**Instruction**. Repeat all the material exactly; pictures stay out of your copy.

**Supplied material**.
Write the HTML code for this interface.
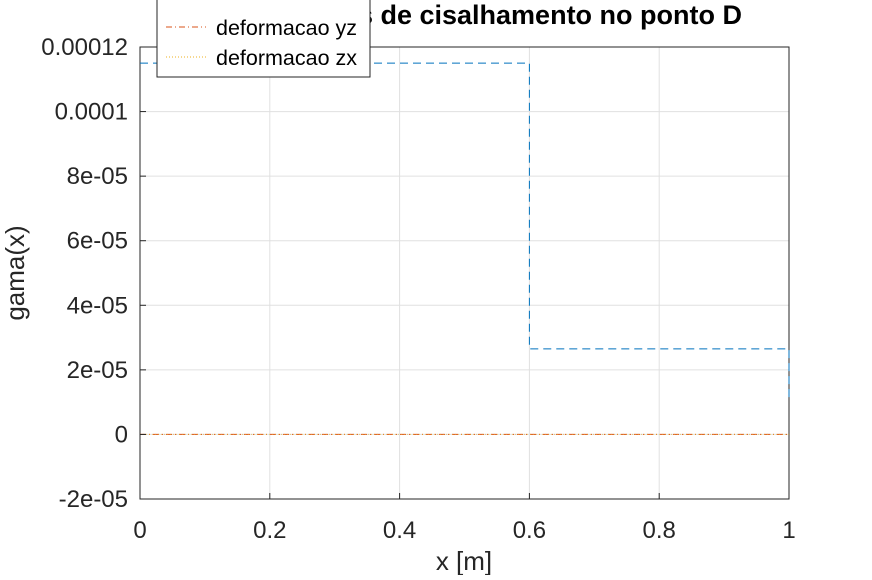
<!DOCTYPE html>
<html><head><meta charset="utf-8"><style>body{margin:0;background:#fff}svg{font-family:"Liberation Sans",sans-serif}</style></head>
<body>
<svg width="872" height="575" viewBox="0 0 872 575">
<g id="grid"></g>
<rect x="140" y="47" width="649" height="452" fill="none" stroke="#262626" stroke-width="1"/>
<g id="series"></g>
<g id="ticks"></g>
<text x="742" y="24" text-anchor="end" font-size="27" font-weight="bold" fill="#000">Deformacoes de cisalhamento no ponto D</text>
<text x="464" y="570" text-anchor="middle" font-size="26" fill="#262626">x [m]</text>
<text transform="translate(24,273) rotate(-90)" text-anchor="middle" font-size="26" fill="#262626">gama(x)</text>
<g>
<rect x="157" y="-20" width="213" height="97" fill="#fff" stroke="#262626"/>
<line x1="166" y1="-3" x2="206" y2="-3" stroke="#0072bd" stroke-dasharray="6,4"/>
<line x1="166" y1="27" x2="206" y2="27" stroke="#d95319" stroke-dasharray="6,3,1,3"/>
<text x="216" y="35" font-size="21.5" fill="#000">deformacao yz</text>
<line x1="166" y1="57" x2="206" y2="57" stroke="#edb120" stroke-dasharray="1,2"/>
<text x="216" y="65" font-size="21.5" fill="#000">deformacao zx</text>
</g>
</svg>
<script>
const xTicks=[0,0.2,0.4,0.6,0.8,1];
const xTickLabels=["0","0.2","0.4","0.6","0.8","1"];
const yTicks=[-2e-5,0,2e-5,4e-5,6e-5,8e-5,1e-4,1.2e-4];
const yTickLabels=["-2e-05","0","2e-05","4e-05","6e-05","8e-05","0.0001","0.00012"];
const xyX=[0,0.6,0.6,1,1];
const xyY=[1.15e-4,1.15e-4,2.65e-5,2.65e-5,1.0e-5];
const yzX=[0,1];const yzY=[0,0];
const zxX=[0,1];const zxY=[0,0];
const X0=140,X1=789,YT=47,YB=499;
const sx=v=>X0+(v-0)/(1-0)*(X1-X0);
const sy=v=>YB-(v+2e-5)/(1.4e-4)*(YB-YT);
const NS="http://www.w3.org/2000/svg";
function mk(tag,a,parent){const e=document.createElementNS(NS,tag);for(const k in a)e.setAttribute(k,a[k]);document.getElementById(parent).appendChild(e);return e;}
xTicks.forEach((t,i)=>{
 const g=mk('line',{x1:sx(t),x2:sx(t),y1:YT,y2:YB,stroke:'#e0e0e0'},'grid');
 
 
 const k=mk('line',{x1:sx(t),x2:sx(t),y1:YB,y2:YB-6,stroke:'#262626'},'ticks');
 
 
 const l=mk('text',{x:sx(t),y:YB+39,'text-anchor':'middle','font-size':24,fill:'#262626'},'ticks');
 l.textContent=xTickLabels[i];
 
 
});
yTicks.forEach((t,i)=>{
 const g=mk('line',{x1:X0,x2:X1,y1:sy(t),y2:sy(t),stroke:'#e0e0e0'},'grid');
 
 
 const k=mk('line',{x1:X0,x2:X0+6,y1:sy(t),y2:sy(t),stroke:'#262626'},'ticks');
 
 
 const l=mk('text',{x:X0-12,y:sy(t)+8,'text-anchor':'end','font-size':24,fill:'#262626'},'ticks');
 l.textContent=yTickLabels[i];
 
 
});
function pts(xs,ys){return xs.map((x,i)=>sx(x)+','+sy(ys[i])).join(' ');}
const p1=mk('polyline',{points:pts(xyX,xyY),fill:'none',stroke:'#0072bd','stroke-dasharray':'8,5'},'series');


const p2=mk('polyline',{points:pts(yzX,yzY),fill:'none',stroke:'#d95319','stroke-dasharray':'6,3,1,3'},'series');


const p3=mk('polyline',{points:pts(zxX,zxY),fill:'none',stroke:'#edb120','stroke-dasharray':'1,2','stroke-opacity':0.6},'series');


</script>
</body></html>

**Worked answer**.
Write the HTML code for this interface.
<!DOCTYPE html>
<html><head><meta charset="utf-8"><style>body{margin:0;background:#fff}svg{font-family:"Liberation Sans",sans-serif}</style></head>
<body>
<svg width="872" height="575" viewBox="0 0 872 575">
<g id="grid"></g>
<rect x="140" y="47" width="649" height="452" fill="none" stroke="#262626" stroke-width="1"/>
<g id="series"></g>
<g id="ticks"></g>
<text x="742" y="24" text-anchor="end" font-size="27" font-weight="bold" fill="#000">Deformacoes de cisalhamento no ponto D</text>
<text x="464" y="570" text-anchor="middle" font-size="26" fill="#262626">x [m]</text>
<text transform="translate(24,273) rotate(-90)" text-anchor="middle" font-size="26" fill="#262626">gama(x)</text>
<g>
<rect x="157" y="-20" width="213" height="97" fill="#fff" stroke="#262626"/>
<line x1="166" y1="-3" x2="206" y2="-3" stroke="#0072bd" stroke-dasharray="6,4"/>
<line x1="166" y1="27" x2="206" y2="27" stroke="#d95319" stroke-dasharray="6,3,1,3"/>
<text x="216" y="35" font-size="21.5" fill="#000">deformacao yz</text>
<line x1="166" y1="57" x2="206" y2="57" stroke="#edb120" stroke-dasharray="1,2"/>
<text x="216" y="65" font-size="21.5" fill="#000">deformacao zx</text>
</g>
</svg>
<script>
const xTicks=[0,0.2,0.4,0.6,0.8,1];
const xTickLabels=["0","0.2","0.4","0.6","0.8","1"];
const yTicks=[-2e-5,0,2e-5,4e-5,6e-5,8e-5,1e-4,1.2e-4];
const yTickLabels=["-2e-05","0","2e-05","4e-05","6e-05","8e-05","0.0001","0.00012"];
const xyX=[0,0.6,0.6,1,1];
const xyY=[1.15e-4,1.15e-4,2.65e-5,2.65e-5,1.0e-5];
const yzX=[0,1];const yzY=[0,0];
const zxX=[0,1];const zxY=[0,0];
const X0=140,X1=789,YT=47,YB=499;
const sx=v=>X0+(v-0)/(1-0)*(X1-X0);
const sy=v=>YB-(v+2e-5)/(1.4e-4)*(YB-YT);
const NS="http://www.w3.org/2000/svg";
function mk(tag,a,parent){const e=document.createElementNS(NS,tag);for(const k in a)e.setAttribute(k,a[k]);document.getElementById(parent).appendChild(e);return e;}
xTicks.forEach((t,i)=>{
 const g=mk('line',{x1:sx(t),x2:sx(t),y1:YT,y2:YB,stroke:'#e0e0e0'},'grid');
 
 
 const k=mk('line',{x1:sx(t),x2:sx(t),y1:YB,y2:YB-6,stroke:'#262626'},'ticks');
 
 
 const l=mk('text',{x:sx(t),y:YB+39,'text-anchor':'middle','font-size':24,fill:'#262626'},'ticks');
 l.textContent=xTickLabels[i];
 
 
});
yTicks.forEach((t,i)=>{
 const g=mk('line',{x1:X0,x2:X1,y1:sy(t),y2:sy(t),stroke:'#e0e0e0'},'grid');
 
 
 const k=mk('line',{x1:X0,x2:X0+6,y1:sy(t),y2:sy(t),stroke:'#262626'},'ticks');
 
 
 const l=mk('text',{x:X0-12,y:sy(t)+8,'text-anchor':'end','font-size':24,fill:'#262626'},'ticks');
 l.textContent=yTickLabels[i];
 
 
});
function pts(xs,ys){return xs.map((x,i)=>sx(x)+','+sy(ys[i])).join(' ');}
const p1=mk('polyline',{points:pts(xyX,xyY),fill:'none',stroke:'#0072bd','stroke-dasharray':'8,5'},'series');


const p2=mk('polyline',{points:pts(yzX,yzY),fill:'none',stroke:'#d95319','stroke-dasharray':'6,3,1,3'},'series');


const p3=mk('polyline',{points:pts(zxX,zxY),fill:'none',stroke:'#edb120','stroke-dasharray':'1,2','stroke-opacity':0.6},'series');


</script>
</body></html>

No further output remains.